There is no correct answer for which one of the 3 should be prioritized, as almost always, there are multiple customer segments and each one values a different combination of the 3. Continuing the previous example, although the High Frequency Trader values speed extremely highly, the speed is of no use if the information provided is incorrect, or if you price the information higher than the profit that the Trader can make. Hence, even in cluttered spaces, there is a small scope for positioning.
Coming back to the question at hand, how do you prioritize between the 3? The prioritization is a function of your innate capabilities and your primary customer segment.
To provide a high quality service, you would require high quality talent working on it. Building a high quality product is no different. If it needs to be done within a reasonable budget, highly talented individuals must work on its development. So if you’re considering prioritizing quality as your metric, consider how easily can you procure high quality talent. Procuring talent is not merely a function of the salaries that you pay, it is also heavily determined by how much growth you are offering them, whether your vision inspires them, and whether you are someone they would want to work with. If any of these factors is not true, you will need to pay them extra in the form of salaries.
To provide a high delivery speed, you need robust, streamlined, and standardized processes that everyone understands. To gauge if you can do this, you need to build an organization with strict rules and guardrails in place that ensure that production happens at a break neck speed. Gauge whether this is the type of culture you as a leader thrive in, or if you can hire a capable leader who can ensure this.
To provide low prices, you must be able to ruthlessly prioritize the high priority items within your service and cut out all the “customer delight” features. You must also be efficient at sourcing moderate talent at extremely low prices and have a great scouting mechanism for the same.

Why can’t I do all?

If you’re thinking that I can do all of the above, then you’re not wrong. All companies strive to improve their services on all the metrics all the time. But there are moments where you must choose one or two of the three while sacrificing the others. These moments define the direction that you go in and make your positioning evident to the customers.
Take the scenario of your promised delivery date being tomorrow, and you discover last moment not so critical bugs in the software to be delivered. Now you either deliver it as it is ensuring rapid delivery, or you pick up the phone and let your customer know that the code won’t be up to your quality standards if delivered tomorrow, so you need additional time even if it results in penalization.
Similarly, there come scenarios where you are heavily outbid by your competitors because you operate in a premium segment while your competitors operate in the value segment. Now you may either choose to match their bids and later cut corners to ensure profitability, or you put your foot down and convince the customers why the price is that high.

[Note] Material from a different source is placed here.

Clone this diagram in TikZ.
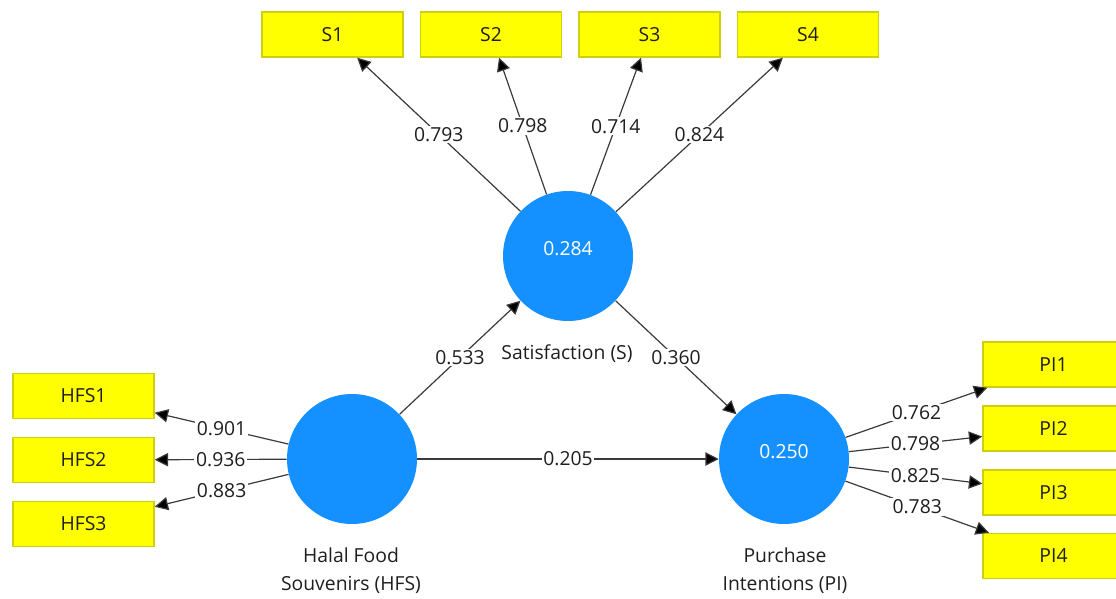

This decision is driven by the founders and leaders in the organization who create the company culture. Once a company decides to go down a particular path, it is difficult to change your positioning. Product companies do this by launching new brands that are positioned differently, but services companies find it much harder. Even large services companies like WITCH (acronym for Wipro, Infosys, TCS, Capgemini, and HCL) find it difficult to demand a premium on their projects, whereas specialized consulting firms like Bain, BCG, McKinsey never attempt to compete on costs with the Big Four.